══ Excerpted data ══

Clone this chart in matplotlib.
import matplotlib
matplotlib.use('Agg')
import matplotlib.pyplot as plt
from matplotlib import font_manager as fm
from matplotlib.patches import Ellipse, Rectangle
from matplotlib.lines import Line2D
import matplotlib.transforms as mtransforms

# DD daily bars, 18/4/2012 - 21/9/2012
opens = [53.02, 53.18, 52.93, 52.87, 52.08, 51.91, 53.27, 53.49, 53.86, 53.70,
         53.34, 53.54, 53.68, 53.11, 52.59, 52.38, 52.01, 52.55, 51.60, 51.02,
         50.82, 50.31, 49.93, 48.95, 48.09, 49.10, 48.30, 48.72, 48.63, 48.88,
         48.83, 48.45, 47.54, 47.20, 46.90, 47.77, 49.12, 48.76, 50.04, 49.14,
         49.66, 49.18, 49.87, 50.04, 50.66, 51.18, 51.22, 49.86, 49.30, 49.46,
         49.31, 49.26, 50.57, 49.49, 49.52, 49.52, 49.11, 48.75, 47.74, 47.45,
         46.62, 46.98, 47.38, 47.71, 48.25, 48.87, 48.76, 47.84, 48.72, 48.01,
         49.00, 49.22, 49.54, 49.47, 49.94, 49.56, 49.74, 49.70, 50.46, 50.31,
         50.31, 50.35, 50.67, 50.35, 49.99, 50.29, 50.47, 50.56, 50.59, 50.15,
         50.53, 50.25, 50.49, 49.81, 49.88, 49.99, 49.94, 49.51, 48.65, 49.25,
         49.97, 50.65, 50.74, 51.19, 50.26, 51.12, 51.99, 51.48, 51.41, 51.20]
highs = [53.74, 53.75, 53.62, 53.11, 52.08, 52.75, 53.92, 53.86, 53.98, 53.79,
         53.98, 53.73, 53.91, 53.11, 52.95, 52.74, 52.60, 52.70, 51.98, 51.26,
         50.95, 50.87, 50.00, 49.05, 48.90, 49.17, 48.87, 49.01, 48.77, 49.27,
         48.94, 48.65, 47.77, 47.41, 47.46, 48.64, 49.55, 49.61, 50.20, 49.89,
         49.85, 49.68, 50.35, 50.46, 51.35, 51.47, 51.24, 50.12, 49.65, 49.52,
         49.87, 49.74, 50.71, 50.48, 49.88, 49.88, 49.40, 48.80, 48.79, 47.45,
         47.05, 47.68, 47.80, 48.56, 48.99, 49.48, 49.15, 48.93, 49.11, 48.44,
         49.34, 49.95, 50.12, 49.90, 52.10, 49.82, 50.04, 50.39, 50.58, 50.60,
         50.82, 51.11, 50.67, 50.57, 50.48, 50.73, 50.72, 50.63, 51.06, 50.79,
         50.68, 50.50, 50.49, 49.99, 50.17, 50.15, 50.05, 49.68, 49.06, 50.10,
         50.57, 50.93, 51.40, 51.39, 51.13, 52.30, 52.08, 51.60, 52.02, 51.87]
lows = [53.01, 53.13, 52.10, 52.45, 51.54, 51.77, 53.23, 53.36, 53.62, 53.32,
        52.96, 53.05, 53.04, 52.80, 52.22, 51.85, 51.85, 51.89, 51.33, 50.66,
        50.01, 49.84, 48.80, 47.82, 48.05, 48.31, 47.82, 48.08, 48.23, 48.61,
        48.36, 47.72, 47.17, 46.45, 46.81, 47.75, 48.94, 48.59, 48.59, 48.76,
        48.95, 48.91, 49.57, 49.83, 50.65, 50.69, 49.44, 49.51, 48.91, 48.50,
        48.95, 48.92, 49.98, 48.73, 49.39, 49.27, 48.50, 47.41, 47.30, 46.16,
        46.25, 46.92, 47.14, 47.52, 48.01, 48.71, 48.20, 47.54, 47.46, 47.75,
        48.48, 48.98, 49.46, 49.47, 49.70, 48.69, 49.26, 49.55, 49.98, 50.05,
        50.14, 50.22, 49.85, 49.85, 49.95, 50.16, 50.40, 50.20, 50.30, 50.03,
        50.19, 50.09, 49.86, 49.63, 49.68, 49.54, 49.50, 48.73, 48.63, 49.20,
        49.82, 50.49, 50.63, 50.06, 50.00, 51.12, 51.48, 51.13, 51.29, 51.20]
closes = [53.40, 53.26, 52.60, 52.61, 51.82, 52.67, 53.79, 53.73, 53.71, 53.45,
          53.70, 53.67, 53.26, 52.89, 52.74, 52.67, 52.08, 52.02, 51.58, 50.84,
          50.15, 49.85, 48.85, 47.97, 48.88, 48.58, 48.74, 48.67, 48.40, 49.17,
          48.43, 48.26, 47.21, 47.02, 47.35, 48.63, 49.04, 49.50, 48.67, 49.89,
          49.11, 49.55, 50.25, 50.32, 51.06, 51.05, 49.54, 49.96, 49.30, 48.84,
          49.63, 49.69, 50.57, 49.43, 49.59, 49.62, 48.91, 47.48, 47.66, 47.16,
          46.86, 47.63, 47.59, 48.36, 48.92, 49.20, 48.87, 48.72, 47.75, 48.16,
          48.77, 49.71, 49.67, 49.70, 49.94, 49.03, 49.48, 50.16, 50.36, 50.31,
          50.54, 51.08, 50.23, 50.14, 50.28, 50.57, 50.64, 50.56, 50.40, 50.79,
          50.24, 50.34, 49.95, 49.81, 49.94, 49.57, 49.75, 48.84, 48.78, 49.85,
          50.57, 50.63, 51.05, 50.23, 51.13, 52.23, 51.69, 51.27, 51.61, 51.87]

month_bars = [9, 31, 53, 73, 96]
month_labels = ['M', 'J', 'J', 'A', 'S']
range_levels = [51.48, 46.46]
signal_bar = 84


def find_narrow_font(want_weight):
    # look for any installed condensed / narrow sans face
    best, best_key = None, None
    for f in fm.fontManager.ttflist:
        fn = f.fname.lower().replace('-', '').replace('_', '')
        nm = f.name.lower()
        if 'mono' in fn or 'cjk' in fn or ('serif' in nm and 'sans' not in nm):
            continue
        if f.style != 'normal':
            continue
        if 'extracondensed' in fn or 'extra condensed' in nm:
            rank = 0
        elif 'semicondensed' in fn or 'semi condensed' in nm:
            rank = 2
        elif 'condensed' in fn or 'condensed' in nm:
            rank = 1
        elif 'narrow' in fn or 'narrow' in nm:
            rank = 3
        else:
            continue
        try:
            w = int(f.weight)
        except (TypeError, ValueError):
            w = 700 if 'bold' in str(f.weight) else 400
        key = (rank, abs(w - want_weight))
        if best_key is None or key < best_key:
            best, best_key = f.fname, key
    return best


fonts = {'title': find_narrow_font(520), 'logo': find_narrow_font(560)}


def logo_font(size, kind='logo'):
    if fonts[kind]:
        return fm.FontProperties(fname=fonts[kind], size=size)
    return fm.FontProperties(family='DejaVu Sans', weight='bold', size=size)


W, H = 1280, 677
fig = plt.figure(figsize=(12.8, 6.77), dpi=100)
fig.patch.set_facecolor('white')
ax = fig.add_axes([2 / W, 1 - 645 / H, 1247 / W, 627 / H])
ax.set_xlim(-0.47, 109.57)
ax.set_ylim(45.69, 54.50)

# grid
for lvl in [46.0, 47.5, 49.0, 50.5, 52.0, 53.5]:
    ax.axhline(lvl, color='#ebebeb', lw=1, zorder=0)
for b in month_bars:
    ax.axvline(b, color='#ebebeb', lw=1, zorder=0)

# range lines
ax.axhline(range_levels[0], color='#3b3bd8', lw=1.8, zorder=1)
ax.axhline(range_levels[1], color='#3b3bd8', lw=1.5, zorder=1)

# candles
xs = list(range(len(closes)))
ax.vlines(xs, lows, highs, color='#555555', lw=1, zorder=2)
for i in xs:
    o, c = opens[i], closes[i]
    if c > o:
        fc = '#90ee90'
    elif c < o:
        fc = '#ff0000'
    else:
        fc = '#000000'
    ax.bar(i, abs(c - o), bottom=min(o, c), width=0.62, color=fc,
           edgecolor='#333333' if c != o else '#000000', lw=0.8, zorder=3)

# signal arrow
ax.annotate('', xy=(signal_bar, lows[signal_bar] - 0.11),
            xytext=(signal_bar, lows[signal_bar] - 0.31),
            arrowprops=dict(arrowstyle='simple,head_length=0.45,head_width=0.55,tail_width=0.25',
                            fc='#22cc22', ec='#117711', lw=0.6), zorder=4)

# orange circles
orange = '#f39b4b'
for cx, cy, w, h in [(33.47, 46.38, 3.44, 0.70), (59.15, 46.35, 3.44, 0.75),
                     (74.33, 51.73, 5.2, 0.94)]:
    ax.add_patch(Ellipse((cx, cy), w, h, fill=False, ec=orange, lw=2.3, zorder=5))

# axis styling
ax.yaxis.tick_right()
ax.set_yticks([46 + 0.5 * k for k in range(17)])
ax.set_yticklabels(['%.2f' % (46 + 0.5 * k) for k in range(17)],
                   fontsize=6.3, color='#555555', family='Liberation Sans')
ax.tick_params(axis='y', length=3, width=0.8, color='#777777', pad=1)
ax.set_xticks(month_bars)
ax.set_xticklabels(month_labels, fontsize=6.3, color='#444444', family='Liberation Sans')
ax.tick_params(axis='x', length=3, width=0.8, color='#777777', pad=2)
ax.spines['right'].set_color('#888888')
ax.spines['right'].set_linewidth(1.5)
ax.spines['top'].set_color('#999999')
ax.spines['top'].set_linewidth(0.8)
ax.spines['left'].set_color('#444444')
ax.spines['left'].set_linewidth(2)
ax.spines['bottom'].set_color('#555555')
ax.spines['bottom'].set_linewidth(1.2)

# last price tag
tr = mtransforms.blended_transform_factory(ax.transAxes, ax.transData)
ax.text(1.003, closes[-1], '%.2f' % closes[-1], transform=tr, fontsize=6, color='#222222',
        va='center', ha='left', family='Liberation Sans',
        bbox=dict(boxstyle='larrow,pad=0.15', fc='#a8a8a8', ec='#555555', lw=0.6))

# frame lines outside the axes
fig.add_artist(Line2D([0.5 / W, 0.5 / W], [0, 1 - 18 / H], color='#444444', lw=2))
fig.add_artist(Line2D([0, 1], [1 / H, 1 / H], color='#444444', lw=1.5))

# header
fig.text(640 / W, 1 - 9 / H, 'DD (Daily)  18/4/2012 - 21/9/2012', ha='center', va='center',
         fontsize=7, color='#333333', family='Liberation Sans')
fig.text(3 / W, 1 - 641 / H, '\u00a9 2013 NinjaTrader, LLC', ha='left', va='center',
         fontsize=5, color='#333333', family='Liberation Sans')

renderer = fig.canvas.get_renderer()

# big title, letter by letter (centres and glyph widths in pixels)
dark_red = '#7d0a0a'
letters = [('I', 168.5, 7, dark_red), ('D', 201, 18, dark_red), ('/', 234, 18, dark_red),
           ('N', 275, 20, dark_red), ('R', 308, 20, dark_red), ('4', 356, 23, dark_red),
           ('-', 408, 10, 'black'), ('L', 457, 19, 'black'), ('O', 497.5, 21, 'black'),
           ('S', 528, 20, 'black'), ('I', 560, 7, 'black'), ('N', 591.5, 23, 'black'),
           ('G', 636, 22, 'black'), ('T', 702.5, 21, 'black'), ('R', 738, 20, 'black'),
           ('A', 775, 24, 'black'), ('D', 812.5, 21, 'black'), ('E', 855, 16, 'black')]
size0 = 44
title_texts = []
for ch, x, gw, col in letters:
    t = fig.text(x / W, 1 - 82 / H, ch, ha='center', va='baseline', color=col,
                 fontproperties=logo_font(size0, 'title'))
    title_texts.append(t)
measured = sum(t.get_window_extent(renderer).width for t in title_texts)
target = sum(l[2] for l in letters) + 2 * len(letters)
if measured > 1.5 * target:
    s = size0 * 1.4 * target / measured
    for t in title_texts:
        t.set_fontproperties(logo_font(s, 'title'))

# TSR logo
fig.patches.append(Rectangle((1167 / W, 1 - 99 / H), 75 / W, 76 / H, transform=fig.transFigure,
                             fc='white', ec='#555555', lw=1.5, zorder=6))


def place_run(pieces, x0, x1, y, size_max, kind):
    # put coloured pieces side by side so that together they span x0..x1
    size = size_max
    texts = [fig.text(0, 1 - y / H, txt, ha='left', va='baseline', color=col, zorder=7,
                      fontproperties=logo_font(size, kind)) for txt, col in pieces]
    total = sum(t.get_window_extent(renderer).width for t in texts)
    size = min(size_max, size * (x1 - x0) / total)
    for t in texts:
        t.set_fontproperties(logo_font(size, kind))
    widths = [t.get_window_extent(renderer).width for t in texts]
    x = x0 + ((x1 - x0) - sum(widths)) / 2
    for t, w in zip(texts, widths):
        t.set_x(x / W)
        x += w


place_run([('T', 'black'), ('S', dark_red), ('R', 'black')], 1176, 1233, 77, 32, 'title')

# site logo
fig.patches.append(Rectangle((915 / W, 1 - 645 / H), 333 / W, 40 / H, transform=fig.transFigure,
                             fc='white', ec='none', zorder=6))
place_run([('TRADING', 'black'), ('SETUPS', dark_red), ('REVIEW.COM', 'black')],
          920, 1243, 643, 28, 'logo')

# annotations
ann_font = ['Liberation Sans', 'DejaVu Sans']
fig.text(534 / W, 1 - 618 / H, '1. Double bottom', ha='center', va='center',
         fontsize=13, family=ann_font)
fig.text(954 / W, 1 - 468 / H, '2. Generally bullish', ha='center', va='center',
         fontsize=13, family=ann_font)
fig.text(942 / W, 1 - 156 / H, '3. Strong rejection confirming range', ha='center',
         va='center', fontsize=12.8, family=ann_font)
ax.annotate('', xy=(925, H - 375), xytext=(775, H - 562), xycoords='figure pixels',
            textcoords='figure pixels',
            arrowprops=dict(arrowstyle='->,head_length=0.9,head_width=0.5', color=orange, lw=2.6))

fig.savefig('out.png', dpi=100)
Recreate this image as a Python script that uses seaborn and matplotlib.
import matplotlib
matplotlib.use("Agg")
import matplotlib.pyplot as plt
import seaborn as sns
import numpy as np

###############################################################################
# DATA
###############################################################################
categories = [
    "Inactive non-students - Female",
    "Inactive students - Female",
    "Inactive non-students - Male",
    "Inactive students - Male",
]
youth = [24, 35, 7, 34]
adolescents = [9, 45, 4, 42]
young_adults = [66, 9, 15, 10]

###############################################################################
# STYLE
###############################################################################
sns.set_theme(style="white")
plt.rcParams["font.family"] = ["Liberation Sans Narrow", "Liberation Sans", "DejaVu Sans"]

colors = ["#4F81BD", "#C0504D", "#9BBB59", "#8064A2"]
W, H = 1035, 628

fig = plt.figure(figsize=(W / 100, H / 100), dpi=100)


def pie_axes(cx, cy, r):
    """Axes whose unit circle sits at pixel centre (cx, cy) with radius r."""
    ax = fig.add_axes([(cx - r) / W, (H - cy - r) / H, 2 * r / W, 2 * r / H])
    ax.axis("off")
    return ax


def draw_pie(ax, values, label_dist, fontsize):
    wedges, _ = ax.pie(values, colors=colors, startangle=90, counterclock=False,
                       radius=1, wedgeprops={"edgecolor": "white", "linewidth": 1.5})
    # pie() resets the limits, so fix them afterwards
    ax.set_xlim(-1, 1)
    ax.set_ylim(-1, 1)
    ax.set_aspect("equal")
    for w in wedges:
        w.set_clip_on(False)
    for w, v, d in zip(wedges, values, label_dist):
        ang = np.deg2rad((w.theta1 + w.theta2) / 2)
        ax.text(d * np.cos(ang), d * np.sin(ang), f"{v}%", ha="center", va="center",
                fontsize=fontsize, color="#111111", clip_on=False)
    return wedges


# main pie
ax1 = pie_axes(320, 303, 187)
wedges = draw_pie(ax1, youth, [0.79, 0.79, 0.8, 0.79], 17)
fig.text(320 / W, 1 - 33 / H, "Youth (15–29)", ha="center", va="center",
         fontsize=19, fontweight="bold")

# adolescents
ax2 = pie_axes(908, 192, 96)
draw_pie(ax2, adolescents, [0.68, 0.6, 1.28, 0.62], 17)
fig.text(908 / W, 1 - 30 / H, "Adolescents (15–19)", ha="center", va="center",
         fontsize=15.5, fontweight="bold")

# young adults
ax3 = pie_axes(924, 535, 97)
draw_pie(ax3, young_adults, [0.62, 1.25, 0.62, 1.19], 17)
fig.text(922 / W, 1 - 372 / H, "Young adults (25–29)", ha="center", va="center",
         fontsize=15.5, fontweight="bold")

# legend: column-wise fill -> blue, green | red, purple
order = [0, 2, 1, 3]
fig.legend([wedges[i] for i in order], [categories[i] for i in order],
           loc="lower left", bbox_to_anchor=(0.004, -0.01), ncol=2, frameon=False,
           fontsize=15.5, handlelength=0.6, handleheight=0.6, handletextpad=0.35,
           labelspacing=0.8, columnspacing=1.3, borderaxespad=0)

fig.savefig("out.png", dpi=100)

═══

> _Objective_: Return, please, the lines of the data from the first through the line containing "import matplotlib.transforms as mtransforms", both kept, exactly as they stand and nothing more.

> _The output_:
Clone this chart in matplotlib.
import matplotlib
matplotlib.use('Agg')
import matplotlib.pyplot as plt
from matplotlib import font_manager as fm
from matplotlib.patches import Ellipse, Rectangle
from matplotlib.lines import Line2D
import matplotlib.transforms as mtransforms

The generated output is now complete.